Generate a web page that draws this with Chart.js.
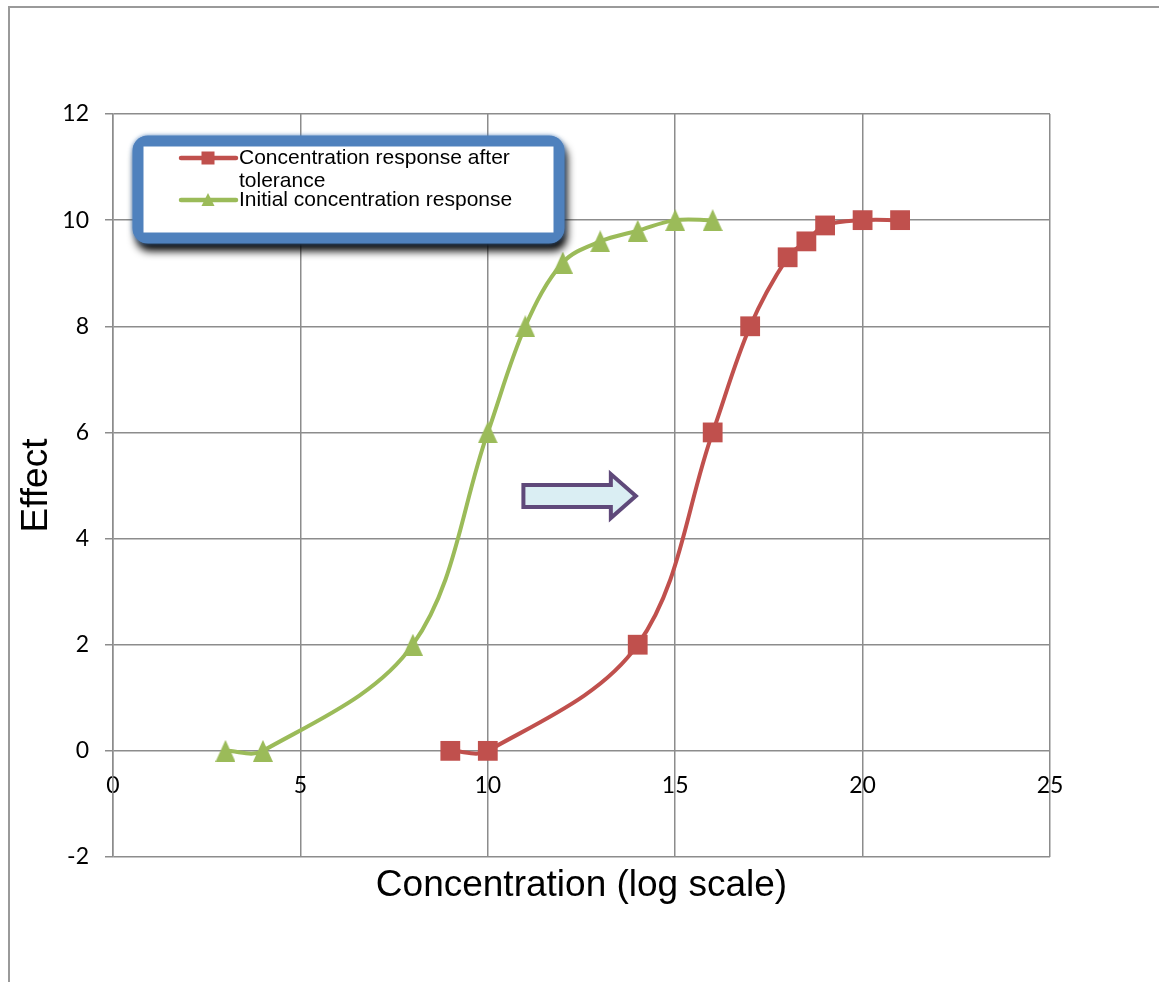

***

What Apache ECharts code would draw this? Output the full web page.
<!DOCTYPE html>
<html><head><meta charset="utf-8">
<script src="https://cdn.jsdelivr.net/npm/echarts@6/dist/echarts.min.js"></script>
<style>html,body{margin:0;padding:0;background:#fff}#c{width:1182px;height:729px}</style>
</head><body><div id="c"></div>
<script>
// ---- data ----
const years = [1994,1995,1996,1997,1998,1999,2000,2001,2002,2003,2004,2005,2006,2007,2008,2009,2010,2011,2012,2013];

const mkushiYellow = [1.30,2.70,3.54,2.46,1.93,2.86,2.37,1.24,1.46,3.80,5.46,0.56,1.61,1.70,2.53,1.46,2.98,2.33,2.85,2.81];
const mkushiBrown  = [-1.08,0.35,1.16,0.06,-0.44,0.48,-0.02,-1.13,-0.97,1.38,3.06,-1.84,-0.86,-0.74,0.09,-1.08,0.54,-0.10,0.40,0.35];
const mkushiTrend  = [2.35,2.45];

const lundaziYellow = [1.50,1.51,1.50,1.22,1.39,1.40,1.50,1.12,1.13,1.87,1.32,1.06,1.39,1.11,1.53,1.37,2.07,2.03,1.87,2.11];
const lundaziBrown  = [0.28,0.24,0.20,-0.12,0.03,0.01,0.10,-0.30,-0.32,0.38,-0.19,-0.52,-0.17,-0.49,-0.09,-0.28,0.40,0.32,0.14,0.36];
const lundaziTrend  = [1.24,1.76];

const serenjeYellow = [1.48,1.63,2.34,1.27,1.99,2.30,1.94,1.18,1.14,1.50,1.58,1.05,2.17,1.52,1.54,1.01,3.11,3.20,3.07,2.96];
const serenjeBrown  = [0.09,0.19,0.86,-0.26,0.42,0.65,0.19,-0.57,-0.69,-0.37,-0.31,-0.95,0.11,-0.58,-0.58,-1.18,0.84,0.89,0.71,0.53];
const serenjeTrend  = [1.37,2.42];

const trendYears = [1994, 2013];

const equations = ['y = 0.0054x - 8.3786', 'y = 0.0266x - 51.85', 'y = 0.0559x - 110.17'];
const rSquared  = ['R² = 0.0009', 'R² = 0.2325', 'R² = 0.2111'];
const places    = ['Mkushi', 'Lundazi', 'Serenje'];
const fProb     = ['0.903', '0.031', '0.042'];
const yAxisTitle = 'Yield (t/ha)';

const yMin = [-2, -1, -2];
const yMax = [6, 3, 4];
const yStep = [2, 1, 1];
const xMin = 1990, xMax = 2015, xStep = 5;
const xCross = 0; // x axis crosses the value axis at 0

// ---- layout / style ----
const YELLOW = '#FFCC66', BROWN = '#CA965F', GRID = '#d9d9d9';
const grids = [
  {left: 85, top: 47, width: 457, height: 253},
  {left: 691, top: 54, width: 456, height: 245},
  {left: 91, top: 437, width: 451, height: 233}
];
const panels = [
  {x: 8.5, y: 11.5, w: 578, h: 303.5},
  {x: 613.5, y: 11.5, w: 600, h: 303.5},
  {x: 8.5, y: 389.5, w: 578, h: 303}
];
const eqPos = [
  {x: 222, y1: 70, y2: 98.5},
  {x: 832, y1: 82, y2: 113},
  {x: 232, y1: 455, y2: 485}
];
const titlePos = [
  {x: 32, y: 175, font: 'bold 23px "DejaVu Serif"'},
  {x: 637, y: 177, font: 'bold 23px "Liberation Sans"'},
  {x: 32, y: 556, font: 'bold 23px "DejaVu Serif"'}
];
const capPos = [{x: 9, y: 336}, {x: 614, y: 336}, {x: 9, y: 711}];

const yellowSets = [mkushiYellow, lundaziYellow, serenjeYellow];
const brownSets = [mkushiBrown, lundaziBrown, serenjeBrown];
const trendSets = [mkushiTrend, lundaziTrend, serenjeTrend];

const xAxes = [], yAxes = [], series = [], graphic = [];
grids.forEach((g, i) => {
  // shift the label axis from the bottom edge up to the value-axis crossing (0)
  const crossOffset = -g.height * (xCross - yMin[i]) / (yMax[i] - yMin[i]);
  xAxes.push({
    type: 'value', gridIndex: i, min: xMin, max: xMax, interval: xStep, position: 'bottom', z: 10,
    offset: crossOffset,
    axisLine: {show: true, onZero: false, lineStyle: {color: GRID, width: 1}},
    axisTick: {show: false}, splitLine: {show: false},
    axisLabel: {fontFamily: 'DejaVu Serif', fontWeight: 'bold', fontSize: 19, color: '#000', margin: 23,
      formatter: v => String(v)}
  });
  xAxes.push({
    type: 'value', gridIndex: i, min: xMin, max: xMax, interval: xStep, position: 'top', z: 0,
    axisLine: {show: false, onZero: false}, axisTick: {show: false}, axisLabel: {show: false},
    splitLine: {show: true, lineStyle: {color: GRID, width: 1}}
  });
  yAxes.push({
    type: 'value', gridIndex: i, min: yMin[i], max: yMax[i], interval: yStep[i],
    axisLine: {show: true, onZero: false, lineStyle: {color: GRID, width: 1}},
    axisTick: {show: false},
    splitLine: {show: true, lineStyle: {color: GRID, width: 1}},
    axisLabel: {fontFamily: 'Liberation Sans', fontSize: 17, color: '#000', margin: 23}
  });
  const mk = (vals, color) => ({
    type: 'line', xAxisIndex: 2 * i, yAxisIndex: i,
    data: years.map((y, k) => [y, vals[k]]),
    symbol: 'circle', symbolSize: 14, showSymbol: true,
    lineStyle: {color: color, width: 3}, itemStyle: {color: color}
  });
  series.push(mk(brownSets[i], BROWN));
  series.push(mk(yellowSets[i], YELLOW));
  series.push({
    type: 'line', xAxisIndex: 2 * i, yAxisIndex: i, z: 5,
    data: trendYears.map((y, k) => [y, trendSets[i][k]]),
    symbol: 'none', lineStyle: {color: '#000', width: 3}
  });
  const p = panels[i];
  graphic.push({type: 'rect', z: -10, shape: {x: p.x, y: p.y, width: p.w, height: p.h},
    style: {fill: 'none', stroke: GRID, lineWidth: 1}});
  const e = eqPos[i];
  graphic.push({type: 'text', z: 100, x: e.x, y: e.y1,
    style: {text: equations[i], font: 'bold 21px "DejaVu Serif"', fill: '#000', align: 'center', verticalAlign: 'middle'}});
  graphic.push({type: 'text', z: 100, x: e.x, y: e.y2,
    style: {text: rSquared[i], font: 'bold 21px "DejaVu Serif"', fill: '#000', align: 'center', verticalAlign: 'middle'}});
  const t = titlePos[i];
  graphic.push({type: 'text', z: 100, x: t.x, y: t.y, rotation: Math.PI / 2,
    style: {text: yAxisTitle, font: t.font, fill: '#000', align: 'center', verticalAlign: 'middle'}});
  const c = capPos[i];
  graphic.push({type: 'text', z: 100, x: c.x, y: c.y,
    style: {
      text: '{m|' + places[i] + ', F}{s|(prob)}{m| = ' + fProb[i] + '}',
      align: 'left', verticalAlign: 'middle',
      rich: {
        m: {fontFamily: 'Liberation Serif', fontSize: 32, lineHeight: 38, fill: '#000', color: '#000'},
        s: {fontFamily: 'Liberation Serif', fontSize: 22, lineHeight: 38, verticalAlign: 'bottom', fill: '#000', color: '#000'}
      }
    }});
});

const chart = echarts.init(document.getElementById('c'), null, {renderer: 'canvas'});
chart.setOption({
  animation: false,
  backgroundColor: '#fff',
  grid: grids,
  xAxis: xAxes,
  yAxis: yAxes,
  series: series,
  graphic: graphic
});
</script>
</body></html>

***

What to work on — Print exactly the lines from the line with "What Apache ECharts" to the line with "const xCross = 0;", both included, and nothing else.

Task solution —
What Apache ECharts code would draw this? Output the full web page.
<!DOCTYPE html>
<html><head><meta charset="utf-8">
<script src="https://cdn.jsdelivr.net/npm/echarts@6/dist/echarts.min.js"></script>
<style>html,body{margin:0;padding:0;background:#fff}#c{width:1182px;height:729px}</style>
</head><body><div id="c"></div>
<script>
// ---- data ----
const years = [1994,1995,1996,1997,1998,1999,2000,2001,2002,2003,2004,2005,2006,2007,2008,2009,2010,2011,2012,2013];

const mkushiYellow = [1.30,2.70,3.54,2.46,1.93,2.86,2.37,1.24,1.46,3.80,5.46,0.56,1.61,1.70,2.53,1.46,2.98,2.33,2.85,2.81];
const mkushiBrown  = [-1.08,0.35,1.16,0.06,-0.44,0.48,-0.02,-1.13,-0.97,1.38,3.06,-1.84,-0.86,-0.74,0.09,-1.08,0.54,-0.10,0.40,0.35];
const mkushiTrend  = [2.35,2.45];

const lundaziYellow = [1.50,1.51,1.50,1.22,1.39,1.40,1.50,1.12,1.13,1.87,1.32,1.06,1.39,1.11,1.53,1.37,2.07,2.03,1.87,2.11];
const lundaziBrown  = [0.28,0.24,0.20,-0.12,0.03,0.01,0.10,-0.30,-0.32,0.38,-0.19,-0.52,-0.17,-0.49,-0.09,-0.28,0.40,0.32,0.14,0.36];
const lundaziTrend  = [1.24,1.76];

const serenjeYellow = [1.48,1.63,2.34,1.27,1.99,2.30,1.94,1.18,1.14,1.50,1.58,1.05,2.17,1.52,1.54,1.01,3.11,3.20,3.07,2.96];
const serenjeBrown  = [0.09,0.19,0.86,-0.26,0.42,0.65,0.19,-0.57,-0.69,-0.37,-0.31,-0.95,0.11,-0.58,-0.58,-1.18,0.84,0.89,0.71,0.53];
const serenjeTrend  = [1.37,2.42];

const trendYears = [1994, 2013];

const equations = ['y = 0.0054x - 8.3786', 'y = 0.0266x - 51.85', 'y = 0.0559x - 110.17'];
const rSquared  = ['R² = 0.0009', 'R² = 0.2325', 'R² = 0.2111'];
const places    = ['Mkushi', 'Lundazi', 'Serenje'];
const fProb     = ['0.903', '0.031', '0.042'];
const yAxisTitle = 'Yield (t/ha)';

const yMin = [-2, -1, -2];
const yMax = [6, 3, 4];
const yStep = [2, 1, 1];
const xMin = 1990, xMax = 2015, xStep = 5;
const xCross = 0; // x axis crosses the value axis at 0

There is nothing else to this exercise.